Use clear, specific language when describing models to AI. Instead of 'build a valuation model,' say 'build a 5-year DCF model with 12% revenue growth, 30% EBITDA margins, 10% WACC, and 3% terminal growth.' The more specific your inputs, the more accurate the output. Vague descriptions produce generic models that need heavy customization.
Document your assumptions in a separate assumptions sheet. List all key drivers—revenue growth rates, margin assumptions, WACC components, terminal growth rate—with sources and justification. This makes it easy to update assumptions, run scenarios, and explain your model to stakeholders. AI can generate the assumptions sheet from your model automatically.
Version control matters. Save snapshots of your model before making major changes. Label versions clearly: 'DCF_BaseCase_2026-05-07,' 'DCF_UpCase_2026-05-07,' 'DCF_Final_2026-05-08.' This lets you revert if needed and compare scenarios side-by-side.
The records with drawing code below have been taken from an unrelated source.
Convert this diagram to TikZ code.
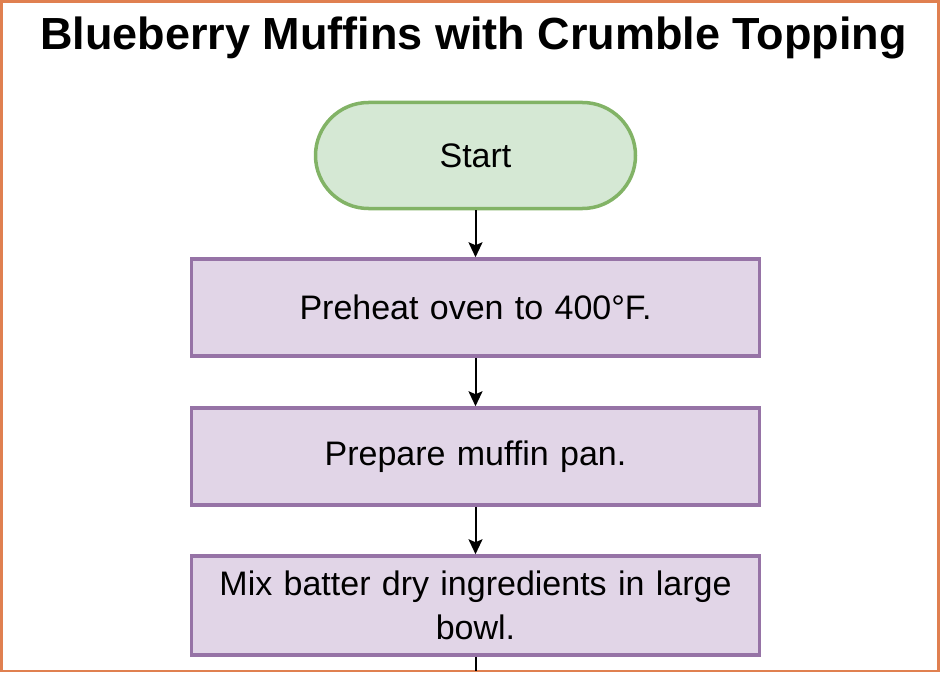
\documentclass[tikz,border=0pt]{standalone}
\usepackage{fontspec}
\setmainfont{Liberation Sans}
\usetikzlibrary{positioning,arrows.meta}

\definecolor{frameorange}{RGB}{224,128,80}
\definecolor{startfill}{RGB}{213,232,212}
\definecolor{startdraw}{RGB}{130,179,102}
\definecolor{stepfill}{RGB}{225,213,231}
\definecolor{stepdraw}{RGB}{150,115,166}

\tikzset{
  startnode/.style={draw=startdraw, fill=startfill, line width=3.5pt, rectangle,
    rounded corners=53pt, minimum width=320pt, minimum height=106pt,
    font=\fontsize{34}{44}\selectfont},
  stepbox/.style={draw=stepdraw, fill=stepfill, line width=3.5pt, rectangle,
    minimum width=568pt, minimum height=97pt, text width=560pt, align=center,
    inner sep=0pt, font=\fontsize{34}{44}\selectfont},
  flow/.style={line width=2pt, -{Stealth[length=15pt,width=14pt,inset=3pt]}}
}

\begin{document}
\begin{tikzpicture}[x=1pt, y=-1pt]
\useasboundingbox (0,0) rectangle (940,674);
\draw[frameorange, line width=2.5pt] (1.5,1.5) rectangle (938.5,671);
\node[anchor=base, font=\bfseries\fontsize{45}{54}\selectfont] (title) at (473.5,50) {Blueberry Muffins with Crumble Topping};
\node[startnode] (start) at (475.5,155.5) {Start};
\node[stepbox] (preheat) at (475.5,307.5) {Preheat oven to 400°F.};
\node[stepbox] (pan) at (475.5,456.5) {Prepare muffin pan.};
\node[stepbox, minimum height=99pt] (dry) at (475.5,605.5) {Mix batter dry ingredients in large\\ bowl.};
\coordinate (cut) at (475.5,671);
\draw[flow] (start) -- (preheat);
\draw[flow] (preheat) -- (pan);
\draw[flow] (pan) -- (dry);
\draw[line width=2pt] (dry) -- (cut);
\end{tikzpicture}
\end{document}
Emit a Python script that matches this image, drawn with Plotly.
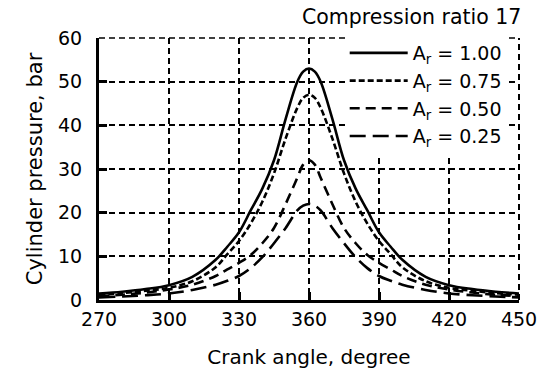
import plotly.graph_objects as go

# Crank angle (degrees)
angles = [270, 280, 290, 300, 310, 320, 325, 330, 335, 340, 345, 350, 355, 357.5, 360,
          362.5, 365, 370, 375, 380, 385, 390, 395, 400, 410, 420, 430, 440, 450]

# Cylinder pressure (bar)
p_100 = [1.5, 1.9, 2.5, 3.4, 5.3, 9.2, 12.2, 15.5, 20.5, 25.5, 32.0, 41.5, 50.0, 52.3, 53.0,
         52.3, 50.0, 41.5, 32.0, 25.5, 20.5, 15.5, 12.2, 9.2, 5.3, 3.4, 2.5, 1.9, 1.5]
p_075 = [1.2, 1.6, 2.1, 2.8, 4.3, 7.5, 10.5, 13.5, 17.5, 22.5, 29.0, 37.0, 44.0, 46.3, 47.0,
         46.3, 44.0, 37.0, 29.0, 22.5, 17.5, 13.5, 10.5, 7.5, 4.3, 2.8, 2.1, 1.6, 1.2]
p_050 = [0.9, 1.2, 1.7, 2.4, 3.5, 5.5, 7.0, 8.5, 10.3, 13.0, 16.5, 22.0, 28.0, 31.0, 32.0,
         31.0, 28.0, 22.0, 16.5, 13.0, 10.3, 8.5, 7.0, 5.5, 3.5, 2.4, 1.7, 1.2, 0.9]
p_025 = [0.6, 0.8, 1.1, 1.5, 2.3, 3.5, 4.4, 5.5, 7.3, 9.8, 13.0, 16.5, 20.5, 21.6, 22.0,
         21.6, 20.5, 16.5, 13.0, 9.8, 7.3, 5.5, 4.4, 3.5, 2.3, 1.5, 1.1, 0.8, 0.6]

series_names = ["A<sub>r</sub> = 1.00", "A<sub>r</sub> = 0.75",
                "A<sub>r</sub> = 0.50", "A<sub>r</sub> = 0.25"]
series_values = [p_100, p_075, p_050, p_025]
dashes = ["solid", "6px,3px", "10px,6px", "16px,7px"]
widths = [2.6, 2.6, 2.6, 2.6]

x_ticks = [270, 300, 330, 360, 390, 420, 450]
y_ticks = [0, 10, 20, 30, 40, 50, 60]

FONT = "DejaVu Sans"
GRID_DASH = "6px,4px"

fig = go.Figure()
for name, vals, d, w in zip(series_names, series_values, dashes, widths):
    fig.add_trace(go.Scatter(
        x=angles, y=vals, mode="lines", name=name,
        line=dict(color="black", width=w, dash=d, shape="spline", smoothing=1.0),
    ))

# dashed grid lines along the top and right edges of the plot area
fig.add_shape(type="line", xref="paper", yref="paper", x0=0, x1=1, y0=1, y1=1,
              line=dict(color="black", width=1.5, dash=GRID_DASH), layer="below")
fig.add_shape(type="line", xref="paper", yref="paper", x0=1, x1=1, y0=0, y1=1,
              line=dict(color="black", width=2, dash=GRID_DASH), layer="below")

fig.update_layout(
    width=541, height=371,
    margin=dict(l=99, r=22, t=38, b=71, autoexpand=False),
    paper_bgcolor="white", plot_bgcolor="white",
    font=dict(family=FONT, color="black", size=19),
    showlegend=True,
    legend=dict(
        x=0.585, y=1.015, xanchor="left", yanchor="top",
        bgcolor="white", borderwidth=0,
        font=dict(family=FONT, size=19, color="black"),
        itemwidth=58, tracegroupgap=0,
    ),
    annotations=[dict(
        text="Compression ratio 17", xref="paper", yref="paper",
        x=1.01, y=1.08, xanchor="right", yanchor="middle",
        showarrow=False, font=dict(family=FONT, size=20.5, color="black"),
    )],
)

fig.update_xaxes(
    range=[270, 450], tickvals=x_ticks, ticktext=[str(v) for v in x_ticks],
    showline=True, linecolor="black", linewidth=3, mirror=False,
    ticks="inside", ticklen=8, tickwidth=2.5, tickcolor="black",
    showgrid=True, gridcolor="black", gridwidth=1.5, griddash=GRID_DASH,
    zeroline=False, automargin=False,
    title=dict(text="Crank angle, degree", font=dict(family=FONT, size=20), standoff=22),
    tickfont=dict(family=FONT, size=19),
)
fig.update_yaxes(
    range=[0, 60], tickvals=y_ticks, ticktext=[str(v) for v in y_ticks],
    showline=True, linecolor="black", linewidth=3, mirror=False,
    ticks="inside", ticklen=8, tickwidth=2.5, tickcolor="black",
    showgrid=True, gridcolor="black", gridwidth=1.5, griddash=GRID_DASH,
    zeroline=False, automargin=False,
    title=dict(text="Cylinder pressure, bar", font=dict(family=FONT, size=21), standoff=10),
    tickfont=dict(family=FONT, size=19),
    ticklabelstandoff=10,
)

fig.write_html("out.html")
Sourcetable's collaboration features include automatic version history, so you can roll back to any prior state.
Validate outputs against benchmarks. Does your projected EBITDA margin match industry averages? Is your WACC in line with comparable companies? Does your revenue growth assumption make sense given market size and penetration? If your model shows 50% EBITDA margins for a grocery retailer, something's wrong—industry average is 6-8%. Use AI to pull benchmark data from financial databases and compare automatically.
Circular reference errors plague manual models. Interest expense depends on debt balance, debt balance depends on cash available for repayment, cash depends on net income, net income depends on interest expense. Breaking this loop requires careful formula construction and iterative calculation settings. AI detects circular references and structures formulas to resolve correctly, saving hours of debugging.
Inconsistent time periods cause valuation errors. If you discount year 1 cash flow by (1 + WACC)^1 but that cash flow represents mid-year timing, you're over-discounting by half a year. The correct discount factor for mid-year convention is (1 + WACC)^0.5 for year 1, (1 + WACC)^1.5 for year 2, etc. AI applies consistent timing conventions across all formulas.
Sign errors in cash flow statements are common. Capital expenditures should be negative (cash outflow), but depreciation add-back should be positive (non-cash expense). Increases in accounts receivable are negative (cash tied up), but increases in accounts payable are positive (cash preserved). Getting these signs wrong by even one cell throws off free cash flow by millions. AI applies correct signs automatically based on account type.
Hardcoded numbers instead of formulas break scenario analysis. If you type '15%' directly into a growth rate cell instead of referencing an assumptions sheet, you have to find and change that number manually in every scenario. AI builds models with centralized assumptions, so changing one input cell updates the entire model instantly.
Formatting inconsistencies make models hard to read. Numbers should show consistent decimal places (0 for whole numbers, 1 for percentages, 2 for currency). Negative numbers should be red or in parentheses. Headers should be bold. Totals should have top borders. AI applies professional formatting automatically, ensuring your model looks polished without manual cell-by-cell formatting.